TrueType on Linux and other platforms
The FreeType project of David Turner attempts to create an independent implementation of the TrueType standard (as well as other font standards). FreeType is included in Linux distributions.
There are potential patent infringement in FreeType 1 because parts of the TrueType hinting virtual machine were patented by Apple, a fact not mentioned in the TrueType standards. (Patent holders who contribute to standards not published by a major standards body such as ISO are not required to disclose the scope of their patents.) More recent FreeType releases include an automatic hinter that analyzes glyph shapes and corrects them, thus avoiding the patented technology. [1]
Technical note: outlines
The outlines of the characters (or glyphs) in TrueType fonts are made of straight line segments and quadratic Bézier curves. These curves are slightly more efficient to process than the cubic Bézier curves prevalent in the PostScript-centered world of graphic design and used in Type 1 fonts. A TrueType glyph outline specification typically takes up less space than a Type 1 outline.

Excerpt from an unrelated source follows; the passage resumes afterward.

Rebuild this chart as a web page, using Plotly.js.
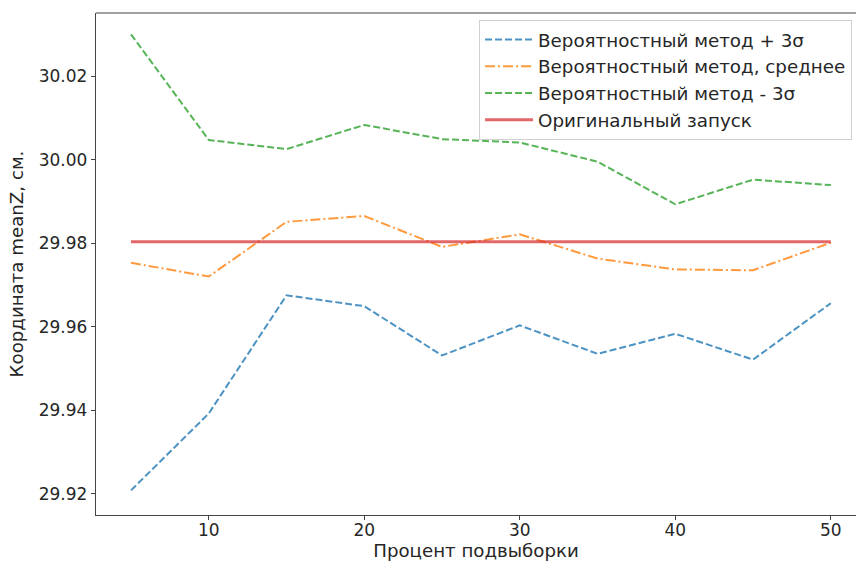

Technical note: hinting language
TrueType systems include a virtual machine that executes programs inside the font, processing the "hints" of the glyphs. These distort the control points which define the outline, with the intention that the rasterizer produces fewer undesirable features on the glyph. Each glyph's hinting program takes account of the size (in pixels) that the glyph is being displayed at, as well as other less important factors of the display environment.

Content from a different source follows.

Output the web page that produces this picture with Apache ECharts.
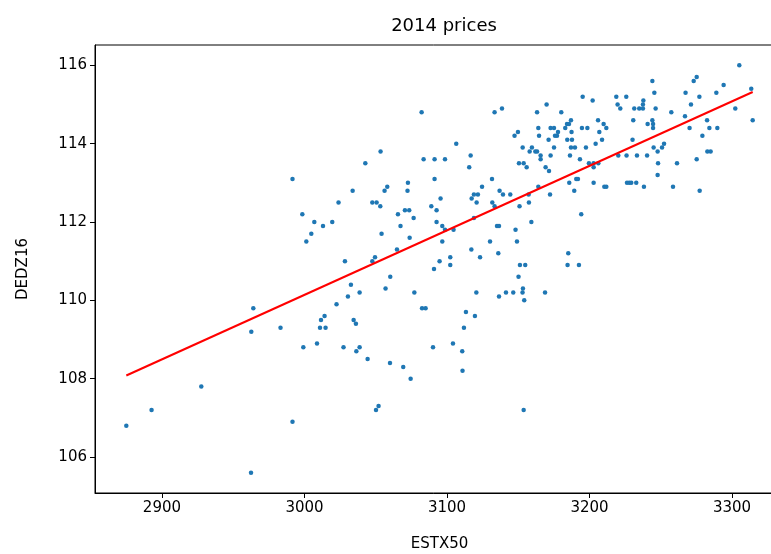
<!DOCTYPE html>
<html>
<head>
<meta charset="utf-8">
<script src="https://cdn.jsdelivr.net/npm/echarts@6/dist/echarts.min.js"></script>
<style>
  html, body { margin: 0; padding: 0; background: #fff; }
  #chart { width: 771px; height: 554px; }
</style>
</head>
<body>
<div id="chart"></div>
<script>
// Daily closes for 2014: ESTX50 index level vs DEDZ16 price
const estx50 = [
  2875.0, 2892.7, 2927.6, 2962.5, 2964.1, 2962.7, 2991.6, 3082.2, 3053.4, 3042.7,
  3083.6, 3091.3, 3091.3, 3033.8, 3056.2, 3058.1, 3072.6, 3072.3, 3098.6, 3106.5,
  3116.6, 3115.6, 3133.4, 3138.6, 3131.6, 3124.6, 3118.9, 3121.7, 3136.9, 3139.3,
  3144.4, 3147.4, 3149.8, 3153.1, 3150.5, 3153.8, 3155.9, 3158.0, 3159.6, 3162.0,
  3163.2, 3165.7, 3165.7, 3163.2, 3169.9, 3164.1, 3164.6, 3172.7, 3175.1, 3177.9,
  3177.2, 3175.8, 3171.3, 3175.1, 3172.7, 3169.2, 3171.6, 3164.1, 3172.3, 3180.2,
  3183.0, 3184.2, 3185.6, 3187.0, 3187.4, 3184.4, 3187.7, 3187.0, 3189.8, 3186.3,
  3193.3, 3194.7, 3198.5, 3195.2, 3202.2, 3197.5, 3204.3, 3206.0, 3206.9, 3208.8,
  3209.9, 3199.6, 3202.9, 3202.9, 3206.2, 3185.8, 3189.3, 3190.7, 3191.9, 3202.9,
  3210.4,
  3211.8, 3211.8, 3218.8, 3225.8, 3219.7, 3221.6, 3220.2, 3226.0, 3230.2, 3230.7,
  3231.4, 3233.3, 3234.9, 3237.5, 3237.5, 3237.8, 3244.1, 3245.5, 3246.4, 3240.8,
  3244.1, 3244.6, 3244.6, 3240.4, 3245.0, 3247.8, 3250.9, 3252.3, 3248.1, 3247.8,
  3226.3, 3227.9, 3229.3, 3232.8, 3238.2, 3258.6, 3277.3, 3257.4, 3261.4, 3267.0,
  3267.4, 3270.2, 3271.2, 3273.1, 3275.2, 3277.1, 3275.2, 3279.2, 3282.5, 3282.7,
  3285.0, 3284.1, 3289.0, 3289.7, 3294.1, 3302.3, 3305.1, 3313.5, 3314.5,
  3023.9, 2998.5, 3006.9, 3013.0, 3019.5, 3004.8, 3001.3, 3047.6, 3050.6, 3053.2,
  3065.6, 3070.5, 3073.5, 3076.6, 3067.4, 3054.1, 3073.8, 3089.0, 3092.7, 3092.7,
  3064.9, 3049.5, 3047.6, 3028.4, 3060.2, 3056.9, 3032.6, 3030.5, 3038.7, 3022.5,
  3077.1, 3082.5, 3085.0, 3090.9, 2983.2, 3011.6, 3014.1, 3010.9, 3014.8, 3034.5,
  3036.1, 3008.8,
  3095.5, 3096.7, 3098.6, 3104.6, 3096.7, 3117.3, 3120.8, 3118.9, 3131.8, 3133.4,
  3135.1, 3136.5, 3130.2, 3117.1, 3123.2, 3136.0, 3102.3, 3094.8, 3102.3, 3148.1,
  3149.1, 3150.9, 3157.3, 3157.5, 3159.2, 3151.2, 3154.9, 3150.2, 3153.3, 3153.0,
  3154.2, 3168.8, 3141.4, 3146.5, 3136.5, 3120.6, 3113.3, 3119.6, 3111.9, 3104.2,
  3194.2, 3185.1, 3184.6, 3192.6,
  2999.2, 3027.4, 3036.4, 3038.7, 3044.3, 3060.0, 3069.3, 3074.5, 3050.2, 3052.0,
  2991.6, 3090.2, 3110.7, 3110.9, 3153.8
];

const dedz16 = [
  106.8, 107.2, 107.8, 105.6, 109.8, 109.2, 113.1, 114.8, 113.8, 113.5,
  113.6, 113.6, 113.1, 112.8, 112.8, 112.9, 113.0, 112.8, 113.6, 114.0,
  113.7, 113.4, 114.8, 114.9, 113.1, 112.9, 112.7, 112.7, 112.8, 112.7,
  112.7, 114.2, 114.3, 113.9, 113.5, 113.5, 113.4, 113.8, 113.9, 113.8,
  113.8, 113.7, 113.6, 114.8, 115.0, 114.4, 114.2, 114.4, 114.4, 114.3,
  114.2, 114.2, 114.1, 113.9, 113.7, 113.4, 113.3, 112.9, 112.7, 114.8,
  114.4, 114.5, 114.5, 114.6, 114.3, 114.1, 114.1, 113.9, 113.9, 113.7,
  113.6, 114.4, 114.4, 115.2, 115.1, 113.9, 114.0, 114.6, 114.3, 114.1,
  114.5, 113.5, 113.5, 113.4, 113.5, 113.0, 112.8, 113.1, 113.1, 113.0,
  112.9,
  114.4, 112.9, 115.2, 115.2, 115.0, 114.9, 113.7, 113.7, 114.1, 114.6,
  114.9, 113.7, 114.9, 114.9, 115.0, 115.1, 115.6, 115.3, 114.9, 114.5,
  114.6, 114.5, 114.4, 113.7, 113.9, 113.8, 113.9, 114.0, 113.5, 113.2,
  113.0, 113.0, 113.0, 113.0, 112.9, 112.9, 112.8, 114.8, 113.5, 114.7,
  115.3, 114.4, 115.0, 115.6, 115.7, 115.2, 113.6, 114.2, 114.6, 113.8,
  113.8, 114.4, 115.3, 114.4, 115.5, 114.9, 116.0, 115.4, 114.6,
  112.5, 112.2, 112.0, 111.9, 112.0, 111.7, 111.5, 112.5, 112.5, 112.4,
  112.2, 112.3, 112.3, 112.1, 111.9, 111.7, 111.6, 112.4, 112.3, 112.0,
  111.3, 111.1, 111.0, 111.0, 110.6, 110.3, 110.4, 110.1, 110.2, 109.9,
  110.2, 109.8, 109.8, 110.8, 109.3, 109.5, 109.6, 109.3, 109.3, 109.5,
  109.4, 108.9,
  112.6, 111.9, 111.8, 111.8, 111.5, 112.6, 112.5, 112.1, 112.5, 112.4,
  111.9, 111.9, 111.5, 111.3, 111.1, 111.2, 111.1, 111.0, 110.9, 111.8,
  111.5, 112.4, 112.7, 112.5, 112.0, 110.9, 110.9, 110.6, 110.3, 110.2,
  110.0, 110.2, 110.2, 110.2, 110.1, 110.2, 109.7, 109.6, 109.3, 108.9,
  112.2, 111.2, 110.9, 110.9,
  108.8, 108.8, 108.7, 108.8, 108.5, 108.4, 108.3, 108.0, 107.2, 107.3,
  106.9, 108.8, 108.7, 108.2, 107.2
];

// Least-squares fit line, end points over the ESTX50 range
const fitX = [2875.0, 3314.5];
const fitY = [108.08, 115.32];

const xTicks = [2900, 3000, 3100, 3200, 3300];
const yTicks = [106, 108, 110, 112, 114, 116];

// 5% padding around the data range on both axes
const pad = (lo, hi) => [lo - 0.05 * (hi - lo), hi + 0.05 * (hi - lo)];
const [xMin, xMax] = pad(Math.min(...estx50), Math.max(...estx50));
const [yMin, yMax] = pad(Math.min(...dedz16), Math.max(...dedz16));

const points = estx50.map((x, i) => [x, dedz16[i]]);
const fitLine = fitX.map((x, i) => [x, fitY[i]]);

const font = 'DejaVu Sans';
const plain = v => String(v);
const chart = echarts.init(document.getElementById('chart'), null, { renderer: 'canvas' });

chart.setOption({
  animation: false,
  backgroundColor: '#ffffff',
  title: {
    text: '2014 prices',
    left: 439,
    top: 12,
    textAlign: 'center',
    textStyle: { fontFamily: font, fontSize: 18, fontWeight: 'normal', color: '#000' }
  },
  grid: {
    left: 95, top: 45, width: 689, height: 448,
    outerBoundsMode: 'none',
    containLabel: false,
    show: true, borderColor: '#000', borderWidth: 1, backgroundColor: 'transparent'
  },
  xAxis: {
    type: 'value',
    min: xMin, max: xMax,
    name: 'ESTX50',
    nameLocation: 'middle',
    nameGap: 44,
    nameTextStyle: { fontFamily: font, fontSize: 15, color: '#000' },
    axisLine: { show: true, onZero: false, lineStyle: { color: '#000', width: 1 } },
    axisTick: { show: true, inside: false, length: 5, customValues: xTicks, lineStyle: { color: '#000', width: 1 } },
    axisLabel: { fontFamily: font, fontSize: 15, color: '#000', margin: 8, customValues: xTicks, formatter: plain },
    splitLine: { show: false }
  },
  yAxis: {
    type: 'value',
    min: yMin, max: yMax,
    name: 'DEDZ16',
    nameLocation: 'middle',
    nameGap: 64,
    nameTextStyle: { fontFamily: font, fontSize: 15, color: '#000' },
    axisLine: { show: true, onZero: false, lineStyle: { color: '#000', width: 1 } },
    axisTick: { show: true, inside: false, length: 5, customValues: yTicks, lineStyle: { color: '#000', width: 1 } },
    axisLabel: { fontFamily: font, fontSize: 15, color: '#000', margin: 8, customValues: yTicks, formatter: plain },
    splitLine: { show: false }
  },
  series: [
    {
      type: 'scatter',
      data: points,
      symbol: 'circle',
      symbolSize: 4.5,
      itemStyle: { color: '#1f77b4', opacity: 1 },
      z: 2
    },
    {
      type: 'line',
      data: fitLine,
      symbol: 'none',
      lineStyle: { color: '#ff0000', width: 2 },
      z: 3
    }
  ]
});
</script>
</body>
</html>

Although incapable of receiving input and producing output as normally understood in programming, the TrueType hinting langauge does offer the other prerequisites of programming languages: conditional branching (IF statements), looping an arbitrary number of times (FOR- and WHILE-type statements), variables (although these are simply numbered slots in an area of memory reserved by the font), and encapsulation of code into functions. Special instructions called "delta hints" are the lowest level control, moving a control point at just one pixel size.
Good TrueType glyph programming techniques are to do as much as possible using variables defined just once in the whole font (e.g. stem widths, cap height, x-height). This means avoiding delta instructions as much as possible. This helps the font developer to make major changes (e.g. the point at which the entire font's main stems jump from 1 to 2 pixels wide) most of the way through development.
Making a very well-hinted TrueType font is still a significant amount of work, despite the increased user-friendliness of programs for adding hints to fonts compared with the early 1990s. Many TrueType fonts therefore have only rudimentary hints, or have hinting automatically applied by the font editor, with variable and results.